How smooth and flat is your driveway in front of the garage? If its perfectly smooth and level then maybe a wheel on the door would work but any undulation or bumps will put a lot of stress through a door not designed for it. Also how's the brick work you'd hang it from? that'll need to be pretty strong i'd have thought.
 
Assume you are aware you can purchase replacements which change an overhead to two hinged doors - often nearly identical. See our before and afterwards pictures. It means you can open one or both half doors and use it as a normal door entry. The company that did this for us said these were currently incredibly popular and nearly all for garage conversions - can post pictures of mine if that helps. We only insulated, replaced the doors, new floor and ceiling. It is used for storage/gym not as a 'habitable' room. Incidentally the doors we purchased are insulated.
Edit: realise now I cannot attach image other than as a link. So apologies - no images..
 
sure, but was hoping to take the easy and cheaper option of using what I already have.

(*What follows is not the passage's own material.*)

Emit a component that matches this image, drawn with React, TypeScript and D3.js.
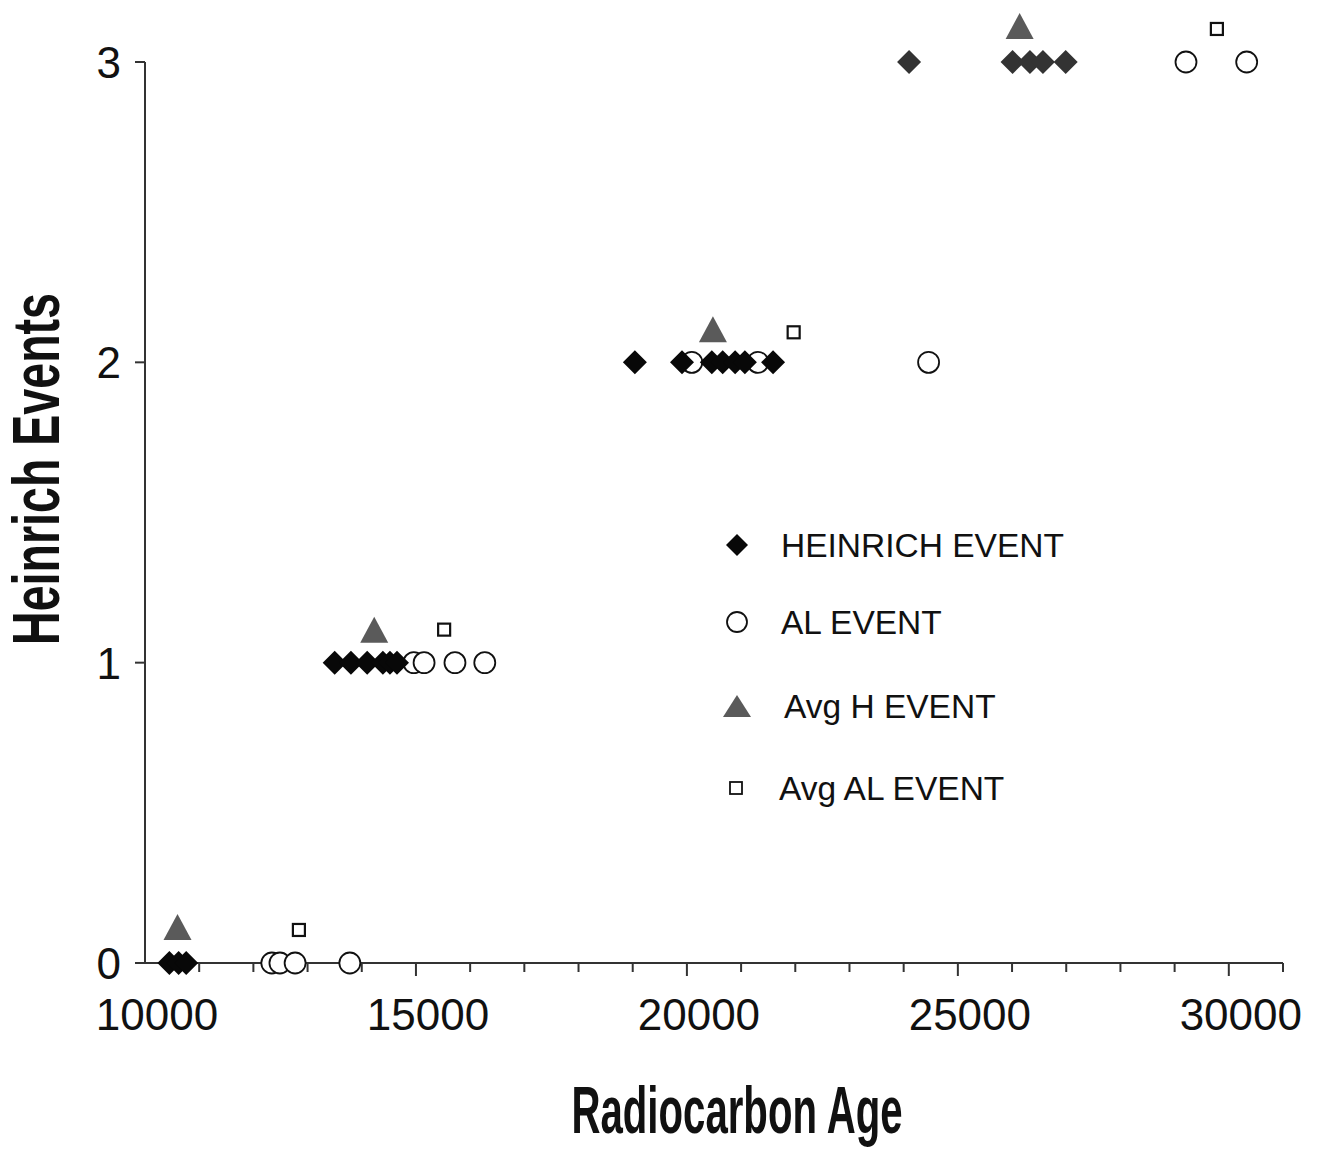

Roller not an option as there's no space for the box.

Hinged, I've considered the one I have, diy wooden, two hinged, half fixed / half slider, triple glazed sliders... more or less everything. Even brick laying the opening so I can use the space.

The option I was considering was £60 while buying half decent doors for that width is nothing less than £1500. Plus having to dispose of the one I have.

But anyway, all good comments and recommendations, so thank you all.